Common AI failure modes to watch for
AI is useful until it is wrong and you do not catch it. Four failure modes show up repeatedly:
- Hallucinated commitments. The AI summary says the buyer agreed to a security review by Friday. The buyer actually said “we might be able to do that.” This distinction can cost you a deal if the follow-up email states a commitment the buyer did not make.
- Missing nuance. AI struggles with tone, hesitation, and political subtext. A buyer saying “that’s interesting” with enthusiasm is different from the same words delivered with polite skepticism. Yoodli notes that after-the-fact analytics and coaching feedback can be provided to participants, but automated analysis cannot fully replace contextual human interpretation.
- Overconfident coaching tone. AI-generated coaching suggestions sometimes read as authoritative prescriptions when they should be framed as options. A suggestion like “You should have asked about budget earlier” lands differently than “Consider exploring budget timing earlier in discovery.”
- CRM field errors. Auto-filled fields that go unreviewed can corrupt pipeline data. A misclassified stage or an incorrect close date, propagated by AI, will surface in forecasting and deal reviews.
The fix for all four: treat AI outputs as drafts, not final products. A 60-second review of an AI-generated summary is still faster than writing notes from scratch.
Common mistakes teams make with post-call analysis
Over-scoring. When every call gets a 4 or 5, the scorecard is useless. Calibrate by having two reviewers score the same call independently and compare results.
Inconsistent rubrics. If each manager uses a different definition of “good discovery,” reps get conflicting signals. Publish rubric definitions and recalibrate quarterly.
Analysis without action. A beautifully completed scorecard that does not produce a follow-up email, a CRM update, or a coaching task is wasted effort. The Act phase is not optional.
Reviewing only bad calls. Teams that only review calls that went poorly miss the chance to codify what works. Reviewing strong calls builds a library of examples and reinforces good habits.
Treating post-call analysis as a compliance exercise. If reps view scorecards as surveillance rather than development, adoption drops. Frame the workflow as a tool for the rep’s benefit: better deals, cleaner pipeline, faster closes.
Metrics to track (so post-call analysis doesn’t become busywork)
Keep the measurement set small. Four leading indicators tell you whether the practice is working:
- Adoption rate. What percentage of calls have a completed scorecard and follow-up within 24 hours?
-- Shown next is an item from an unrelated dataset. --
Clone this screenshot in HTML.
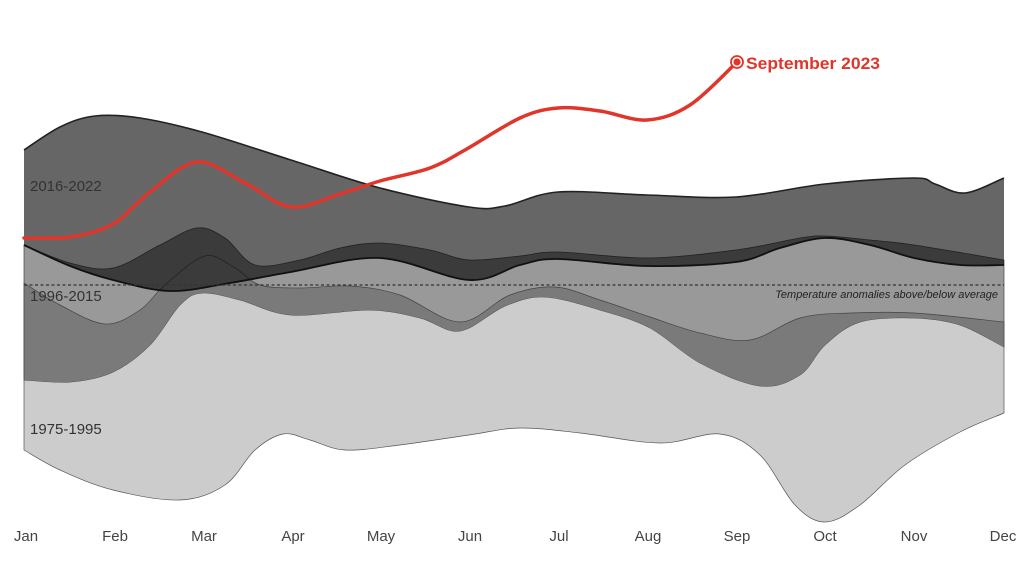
<!DOCTYPE html>
<html><head><meta charset="utf-8"><style>
html,body{margin:0;padding:0;background:#fff;}
svg{display:block;font-family:"Liberation Sans",sans-serif;}
</style></head><body>
<svg id="s" width="1024" height="576" viewBox="0 0 1024 576" xmlns="http://www.w3.org/2000/svg">
<defs>
<clipPath id="c96"><path id="p96c"/></clipPath>
<clipPath id="c16"><path id="p16c"/></clipPath>
</defs>
<path id="b75" fill="#cccccc" stroke="#555" stroke-width="0.7"/>
<path id="b96" fill="#999999" stroke="#444" stroke-width="0.7"/>
<g clip-path="url(#c96)"><path id="o1" fill="#7a7a7a" stroke="#444" stroke-width="0.7"/></g>
<path id="b16" fill="#666666"/>
<g clip-path="url(#c16)"><path id="o2" fill="#3b3b3b" stroke="#222" stroke-width="0.8"/><path id="o3" fill="#3b3b3b" stroke="#222" stroke-width="0.8"/></g>
<path id="lA" fill="none" stroke="#222" stroke-width="1.6"/>
<path id="lB" fill="none" stroke="#111" stroke-width="1.8"/>
<line x1="24" y1="285" x2="1004" y2="285" stroke="#333" stroke-width="1.2" stroke-dasharray="3,2.5"/>
<text x="998" y="298" font-size="11" font-style="italic" fill="#222" text-anchor="end">Temperature anomalies above/below average</text>
<text x="30" y="191" font-size="15" fill="#333">2016-2022</text>
<text x="30" y="301" font-size="15" fill="#333">1996-2015</text>
<text x="30" y="434" font-size="15" fill="#333">1975-1995</text>
<path id="red" fill="none" stroke="#e0352b" stroke-width="3.5" stroke-linecap="round"/>
<circle cx="737" cy="62" r="6" fill="#fff" stroke="#e0352b" stroke-width="1.8"/>
<circle cx="737" cy="62" r="3.6" fill="#e0352b"/>
<text x="746" y="69" font-size="17" font-weight="bold" fill="#e0352b" textLength="134" lengthAdjust="spacingAndGlyphs">September 2023</text>
<g font-size="15" fill="#444" text-anchor="middle">
<text x="26" y="541">Jan</text><text x="115" y="541">Feb</text><text x="204" y="541">Mar</text><text x="293" y="541">Apr</text><text x="381" y="541">May</text><text x="470" y="541">Jun</text><text x="559" y="541">Jul</text><text x="648" y="541">Aug</text><text x="737" y="541">Sep</text><text x="825" y="541">Oct</text><text x="914" y="541">Nov</text><text x="1003" y="541">Dec</text>
</g>
</svg>
<script>
function cr(p,move){var d=move?"M"+p[0][0]+","+p[0][1]:"L"+p[0][0]+","+p[0][1];
for(var i=0;i<p.length-1;i++){var p0=p[i-1]||p[i],p1=p[i],p2=p[i+1],p3=p[i+2]||p2;
d+="C"+(p1[0]+(p2[0]-p0[0])/6).toFixed(1)+","+(p1[1]+(p2[1]-p0[1])/6).toFixed(1)+" "+(p2[0]-(p3[0]-p1[0])/6).toFixed(1)+","+(p2[1]-(p3[1]-p1[1])/6).toFixed(1)+" "+p2[0]+","+p2[1];}
return d;}
function band(top,bot){return cr(top,true)+cr(bot.slice().reverse(),false)+"Z";}
var A=[[24,150],[60,127],[95,116],[140,118],[202,132],[291,160],[380,188],[469,207],[505,206],[558,192],[647,195],[736,197],[825,184],[914,178],[935,184],[965,193],[1004,178]];
var B=[[24,245],[70,266],[113,280],[170,291],[230,283],[291,272],[380,258],[469,280],[520,265],[558,259],[647,266],[736,262],[780,248],[825,238],[870,245],[914,258],[960,265],[1004,265]];
var C=[[24,245],[70,263],[113,268],[160,245],[197,228],[225,238],[255,265],[300,260],[340,248],[380,243],[430,250],[469,260],[520,256],[558,252],[647,258],[736,250],[800,238],[825,236],[870,240],[914,245],[1004,260]];
var E=[[24,380],[70,382],[113,372],[150,345],[180,305],[202,293],[240,300],[291,315],[370,310],[420,318],[460,331],[505,306],[545,297],[600,310],[650,328],[700,363],[760,386],[800,375],[825,345],[860,322],[914,318],[960,325],[1004,347]];
var D=[[24,283],[60,305],[105,324],[140,310],[165,285],[205,256],[235,268],[260,285],[300,288],[350,286],[400,295],[460,322],[510,295],[555,287],[600,300],[650,317],[700,333],[750,340],[800,318],[850,313],[914,313],[1004,322]];
var F=[[24,450],[60,470],[113,490],[180,500],[225,485],[255,450],[283,434],[310,440],[345,450],[400,445],[469,435],[520,428],[580,433],[660,443],[720,434],[760,455],[795,505],[825,522],[860,505],[905,465],[960,432],[1004,413]];
var R=[[24,238],[70,237],[113,224],[150,192],[197,162],[245,183],[291,207],[340,194],[380,181],[430,168],[465,150],[520,118],[558,108],[600,111],[647,120],[690,105],[737,62]];
var b75=band(D,F),b96=band(C,E),b16=band(A,B);
function s(id,d){document.getElementById(id).setAttribute("d",d);}
s("b75",b75);s("b96",b96);s("p96c",b96);s("o1",b75);s("b16",b16);s("p16c",b16);s("o2",b96);s("o3",b75);
s("lA",cr(A,true));s("lB",cr(B,true));s("red",cr(R,true));
</script>
</body></html>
Start by tracking weekly per rep.
- Follow-up speed. Median time from call end to sent follow-up.
- CRM field completeness. Percentage of opportunity records with updated decision process, stakeholder, and next-step fields after each call.
- Coaching action completion. What percentage of assigned practice tasks are completed before the next call?
Track these weekly for the first 60 days of a rollout, then shift to biweekly once the habit is established.
FAQ
How soon after a call should post-call analysis happen?
Within 30 minutes. Research on memory decay (the Ebbinghaus forgetting curve) suggests that recall drops significantly within the first hour. The longer you wait, the more you reconstruct rather than remember, and reconstruction introduces bias. If you cannot start the workflow immediately, at minimum complete the Capture phase (structured notes) before the next meeting.
Who should own post-call analysis: reps, managers, or enablement?
Ownership breaks into three layers. Reps own capture and the Act outputs (follow-up, CRM updates). Managers own evaluation and coaching. Enablement owns the standards: rubric design, template maintenance, calibration sessions, and adoption tracking. If you assign everything to one role, either the quality drops or the person burns out.
How many calls should be reviewed per rep per week?
Two to three scored reviews per rep per week is a pragmatic starting point for most teams. Consistency beats volume. Reviewing two calls every week for a quarter produces more behavior change than reviewing ten calls in a single week and then nothing for a month. Prioritize calls tied to high-value opportunities or calls where the rep requested feedback.
Do teams need conversation intelligence software to do this well?
No. You can run post-call analysis with a shared Google Doc template, a simple spreadsheet scorecard, and calendar discipline. CI software reduces friction by auto-generating transcripts, surfacing key moments, and pre-filling scorecard fields, which is why teams with high call volume tend to adopt it. Start with the workflow and templates first. Add tooling once the habit is established and you understand where manual steps create the most drag.
Suggested next steps
Roll out post-call analysis in three phases:
Week 1-2: Pilot the rubric. Pick 3-5 reps and one manager. Score 2 calls per rep using the scorecard template above. Collect feedback on rubric clarity, category relevance, and time required.
Week 3-4: Calibrate scoring. Have two managers score the same 5 calls independently, then compare results. Adjust rubric definitions where scores diverge by more than 1 point on any category. Publish the finalized rubric with written definitions for each score level.
Week 5+: Operationalize weekly. Embed the 30-minute workflow into the team’s weekly rhythm. Track adoption rate, follow-up speed, and coaching action completion. Run a monthly calibration session to prevent scoring drift.
The goal is not perfection on day one. A slightly imperfect rubric used consistently will outperform a perfect rubric that sits in a shared drive untouched.